I'm following this, as I have been looking for an answer to the exact same question for the last half an hour. I got someone to vaguely explain the math function to me, but even then, I don't know how to create a loop to output the answer without it becoming an endless loop! Because n = zero to INFINITY.... if you figure out the answer please let me know! I will be eternally grateful!!
I appreciate your reply, fun2code, but as suspected, a nudge is proving thoroughly insufficient in this case (my case--hope it helped you, krisnorine). I still have no idea what to do.
I'm going to substitute a sufficiently high value for "infinity" in order for the loop to effectively run, and see what happens...
Essentially we are trying to find: e^x, which is the sum series of x^n / n! where n = 0 to "inifinity".
An example of n! where n=5 is:
5*4*3*2*1 = 120
We did a sum series in the previous question of our assignment (I do believe we are working on the same assignment right now!) so I am going to try and use that same logic with this new equation, somehow.
To be honest, I don't entirely understand it either, and I don't imagine that my explanation was very clear.
Sorry I can't be much more help to you - perhaps we need to arrange a study group for the next assignment!!
double fi(int n, double x)
{
int i;
double r=1;
if (n==0)
return 1;
else {
for (i=0;i<n;i++)
r = r * x / (i+1);
return r;
}
}
double f(double x)
{
double y = 0;
double u;
int i = 0;
do {
u = fi(i,x);
if (u==0)
break;
else {
y += u;
i++;
}
} while (1);
return y;
}
So ex is 1 + x + x2/2! + x3/3! + .... + xn/n! + ....
While computing each term in this series in a loop ( n = 1, 2, 3, ... ) and summing them up,
for some value of n, the term xn/n! would become too small to be representable, would be equal to zero.
We can stop at that point and print out the sum so far as the result.
Calculatiing the next term is easy: note that termn == termn-1 * x / n
For instance: x5/5! == x4/4! * x / 5
I tried doing this just now and it took me forever to figure out why I was getting the wrong answer. Do not have your factorial function return an int. Have it return a long or a long long instead. Same thing if you write your own power function.

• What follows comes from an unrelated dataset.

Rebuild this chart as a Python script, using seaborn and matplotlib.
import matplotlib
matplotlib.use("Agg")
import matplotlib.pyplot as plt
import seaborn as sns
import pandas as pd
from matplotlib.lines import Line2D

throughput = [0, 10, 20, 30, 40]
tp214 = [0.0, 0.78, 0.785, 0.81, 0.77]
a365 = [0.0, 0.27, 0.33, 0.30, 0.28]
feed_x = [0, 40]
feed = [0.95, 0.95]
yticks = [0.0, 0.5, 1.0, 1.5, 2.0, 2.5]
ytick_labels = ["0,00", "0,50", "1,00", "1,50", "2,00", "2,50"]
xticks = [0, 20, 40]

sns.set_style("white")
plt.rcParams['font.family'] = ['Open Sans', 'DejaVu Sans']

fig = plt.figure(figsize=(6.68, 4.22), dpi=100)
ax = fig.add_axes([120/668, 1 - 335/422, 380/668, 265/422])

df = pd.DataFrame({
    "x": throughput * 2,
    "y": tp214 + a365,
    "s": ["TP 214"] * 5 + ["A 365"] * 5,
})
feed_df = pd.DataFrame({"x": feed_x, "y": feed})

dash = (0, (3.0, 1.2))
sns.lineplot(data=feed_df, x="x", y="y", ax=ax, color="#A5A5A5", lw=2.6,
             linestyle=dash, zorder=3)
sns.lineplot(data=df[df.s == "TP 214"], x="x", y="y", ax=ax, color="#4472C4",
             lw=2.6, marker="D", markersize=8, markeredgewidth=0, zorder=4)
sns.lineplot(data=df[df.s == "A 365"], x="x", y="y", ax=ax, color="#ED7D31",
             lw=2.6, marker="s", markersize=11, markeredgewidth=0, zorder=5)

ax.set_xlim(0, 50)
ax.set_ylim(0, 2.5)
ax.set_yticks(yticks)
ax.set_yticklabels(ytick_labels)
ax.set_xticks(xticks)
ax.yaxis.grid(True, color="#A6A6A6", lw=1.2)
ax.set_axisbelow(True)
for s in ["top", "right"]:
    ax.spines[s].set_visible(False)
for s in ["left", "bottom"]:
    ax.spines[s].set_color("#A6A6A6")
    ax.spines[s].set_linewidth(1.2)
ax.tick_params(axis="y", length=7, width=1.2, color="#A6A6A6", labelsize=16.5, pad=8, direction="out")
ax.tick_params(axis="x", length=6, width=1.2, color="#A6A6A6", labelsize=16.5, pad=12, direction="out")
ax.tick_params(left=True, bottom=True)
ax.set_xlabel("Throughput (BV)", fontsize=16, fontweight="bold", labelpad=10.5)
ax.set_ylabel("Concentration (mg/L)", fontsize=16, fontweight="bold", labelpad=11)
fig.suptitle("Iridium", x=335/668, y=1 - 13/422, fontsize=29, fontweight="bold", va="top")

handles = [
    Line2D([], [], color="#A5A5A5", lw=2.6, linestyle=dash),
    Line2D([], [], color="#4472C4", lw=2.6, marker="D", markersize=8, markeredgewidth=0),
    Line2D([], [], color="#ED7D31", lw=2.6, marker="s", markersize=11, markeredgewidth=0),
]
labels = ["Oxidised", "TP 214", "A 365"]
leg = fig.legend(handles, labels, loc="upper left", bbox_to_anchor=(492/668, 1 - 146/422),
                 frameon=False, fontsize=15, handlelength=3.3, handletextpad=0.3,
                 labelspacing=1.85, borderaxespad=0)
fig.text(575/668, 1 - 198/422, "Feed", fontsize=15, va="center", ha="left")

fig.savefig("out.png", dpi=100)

I just read JLBorges' post in its entirety and figured out that there was no need to use a power function or factorial function.

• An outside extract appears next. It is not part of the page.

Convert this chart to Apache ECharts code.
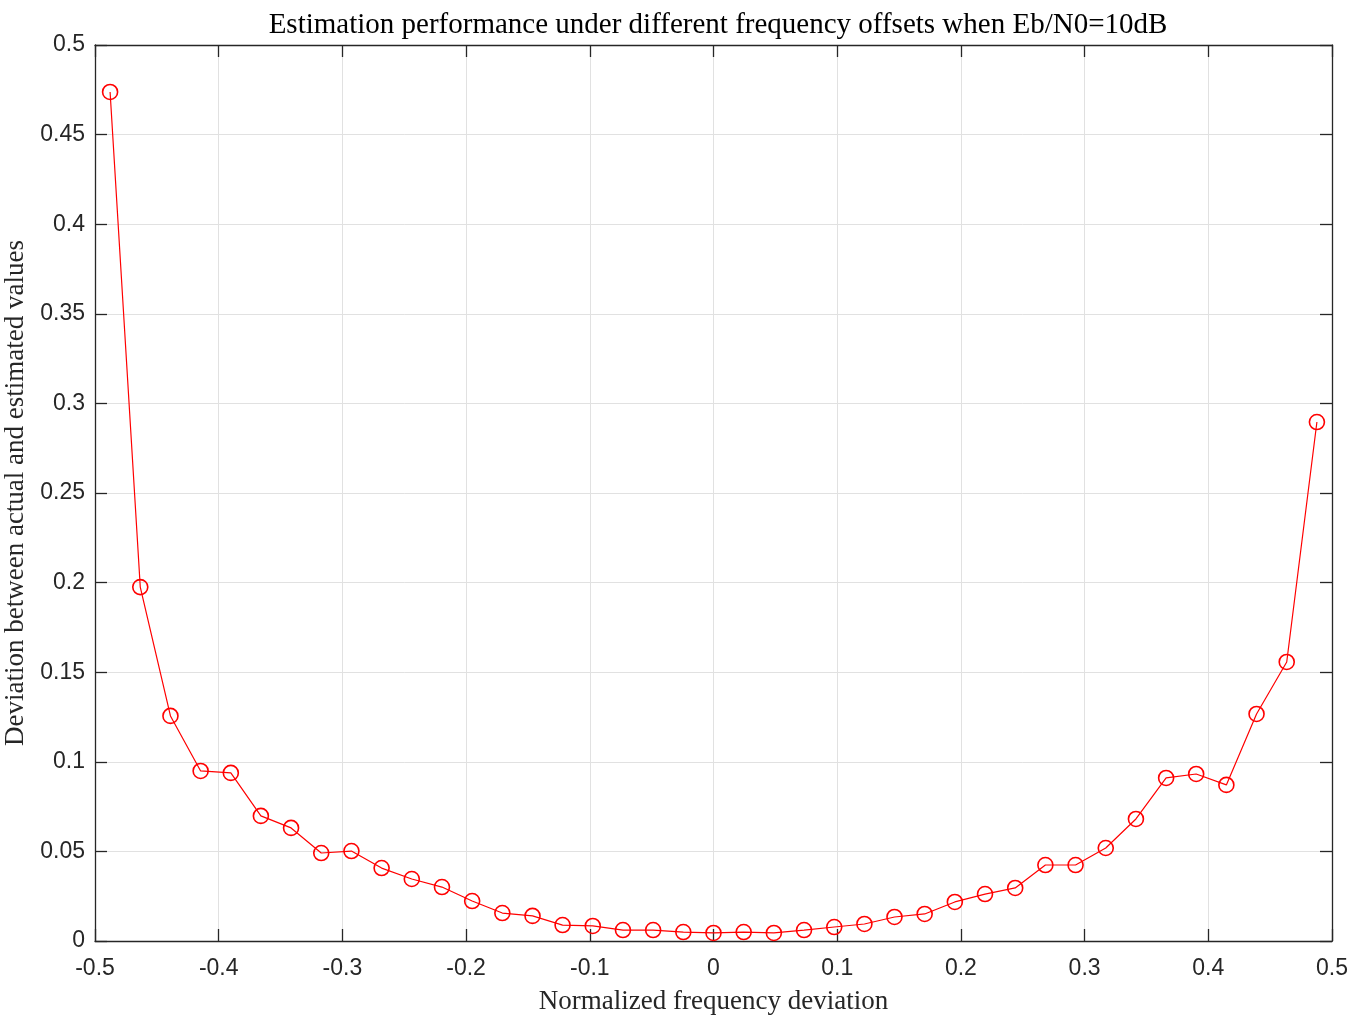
<!DOCTYPE html>
<html>
<head>
<meta charset="utf-8">
<script src="https://cdn.jsdelivr.net/npm/echarts@6/dist/echarts.min.js"></script>
<style>
  html, body { margin: 0; padding: 0; background: #fff; }
  #chart { width: 1364px; height: 1015px; }
</style>
</head>
<body>
<div id="chart"></div>
<script>
  // normalized frequency offsets (k/41)
  const freqOffsets = [
    -0.4878, -0.4634, -0.4390, -0.4146, -0.3902, -0.3659, -0.3415, -0.3171, -0.2927, -0.2683,
    -0.2439, -0.2195, -0.1951, -0.1707, -0.1463, -0.1220, -0.0976, -0.0732, -0.0488, -0.0244,
    0,
    0.0244, 0.0488, 0.0732, 0.0976, 0.1220, 0.1463, 0.1707, 0.1951, 0.2195, 0.2439,
    0.2683, 0.2927, 0.3171, 0.3415, 0.3659, 0.3902, 0.4146, 0.4390, 0.4634, 0.4878
  ]
  // deviation between actual and estimated values
  const deviations = [
    0.4738, 0.1975, 0.1256, 0.0949, 0.0938, 0.0698, 0.0631, 0.0491, 0.0502, 0.0407,
    0.0346, 0.0301, 0.0223, 0.0156, 0.0140, 0.0089, 0.0084, 0.0061, 0.0061, 0.0050,
    0.0045,
    0.0050, 0.0045, 0.0061, 0.0078, 0.0095, 0.0134, 0.0151, 0.0218, 0.0262, 0.0296,
    0.0424, 0.0424, 0.0519, 0.0681, 0.0910, 0.0932, 0.0871, 0.1267, 0.1557, 0.2896
  ]

  const axisColor = '#262626'
  const gridColor = '#e1e1e1'
  const serif = '"Liberation Serif", "DejaVu Serif", serif'
  const sans = '"Liberation Sans", Arial, sans-serif'

  const points = freqOffsets.map((x, i) => [x, deviations[i]])

  // shared look for the box axes (MATLAB style, ticks inside)
  const boxAxis = (extra) => Object.assign({
    type: 'value',
    axisLine: { show: true, onZero: false, lineStyle: { color: axisColor, width: 1.3 } },
    axisTick: { show: true, inside: true, length: 12, lineStyle: { color: axisColor, width: 1.3 } },
    axisLabel: { show: false },
    splitLine: { show: false }
  }, extra)

  const myChart = echarts.init(document.getElementById('chart'))
  myChart.setOption({
    animation: false,
    backgroundColor: '#fff',
    title: {
      text: 'Estimation performance under different frequency offsets when Eb/N0=10dB',
      left: 713,
      textAlign: 'center',
      top: 6,
      textStyle: { fontFamily: serif, fontSize: 29, fontWeight: 'normal', color: '#000' }
    },
    grid: { left: 95, right: 32, top: 45, bottom: 74, outerBoundsMode: 'none' },
    xAxis: [
      boxAxis({
        position: 'bottom',
        min: -0.5, max: 0.5, interval: 0.1,
        axisLabel: { show: true, color: axisColor, fontFamily: sans, fontSize: 23, margin: 16 },
        splitLine: { show: true, lineStyle: { color: gridColor, width: 1 } },
        name: 'Normalized frequency deviation',
        nameLocation: 'middle',
        nameGap: 47,
        nameTextStyle: { fontFamily: serif, fontSize: 27, color: '#262626' }
      }),
      boxAxis({ position: 'top', min: -0.5, max: 0.5, interval: 0.1 })
    ],
    yAxis: [
      boxAxis({
        position: 'left',
        min: 0, max: 0.5, interval: 0.05,
        axisLabel: { show: true, color: axisColor, fontFamily: sans, fontSize: 23, margin: 10 },
        splitLine: { show: true, lineStyle: { color: gridColor, width: 1 } },
        name: 'Deviation between actual and estimated values',
        nameLocation: 'middle',
        nameRotate: 90,
        nameGap: 63,
        nameTextStyle: { fontFamily: serif, fontSize: 27, color: '#262626' }
      }),
      boxAxis({ position: 'right', min: 0, max: 0.5, interval: 0.05 })
    ],
    series: [
      {
        type: 'line',
        data: points,
        symbol: 'circle',
        symbolSize: 15,
        showAllSymbol: true,
        lineStyle: { color: '#ff0000', width: 1.2 },
        itemStyle: { color: 'transparent', borderColor: '#ff0000', borderWidth: 1.6 }
      }
    ]
  })
</script>
</body>
</html>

Calculatiing the next term is easy: note that termn == termn-1 * x / n
For instance: x5/5! == x4/4! * x / 5
That and the fact that I was coding in cpp.sh. It crashed when it entered an infinite loop during compilation for some reason. No idea why, it worked earlier and I didn't change the code, just wanted to run it again so that I could input a different number for X. So I'm too lazy to rewrite the code.
And JLBorges just gave you a much superior answer below.
We haven't covered arrays yet, so I shouldn't use them. However, I have one more class before the assignment is due, I think we may be starting on them then.
This code doesn't allow the user to enter the numbers in the array via the keyboard anyways (if that's even possible).
Where do these numbers: -3.2, -0.5, 1.0, 2.3, 4.6, 6.2, 12.0, even come from? Are they just randomly chosen numbers for the purpose of your example or..?
I chose a scientific computing with java module in my second year and omg my grade sucked. The time I spent searching for any similar code online would have been better spent grinding it out. My grade may not have sucked so bad if I had followed this logic. Wait until you see the solution code lol, a few lines.
I also chose a masters level module c++ for finance in my third year (crazy ass I know, but programming is a skill I think is essential these days, to have a clue is useful not just for CV) and didn't do so bad so far. Just the anxiety of the result made me doubt whether I was near correct which wastes valuable time.
Some people on here are very helpful but like the sticky says they will likely not do homework for you. If your lecturer is giving you Taylor Series things then you must have covered it at some point, anyway it's not that hard once you know the algorithm, more memory and reproducing at first.
You usually get marks for clarity of code, developer documentation, comments, accuracy of output, etc etc. If they can see what you were trying they will not penalise, if you cannot understand your code then you risk 0.
So grab your books, learn what you don't get study that, ask questions, grind it out. Use the F10 to step through code to see what is happening.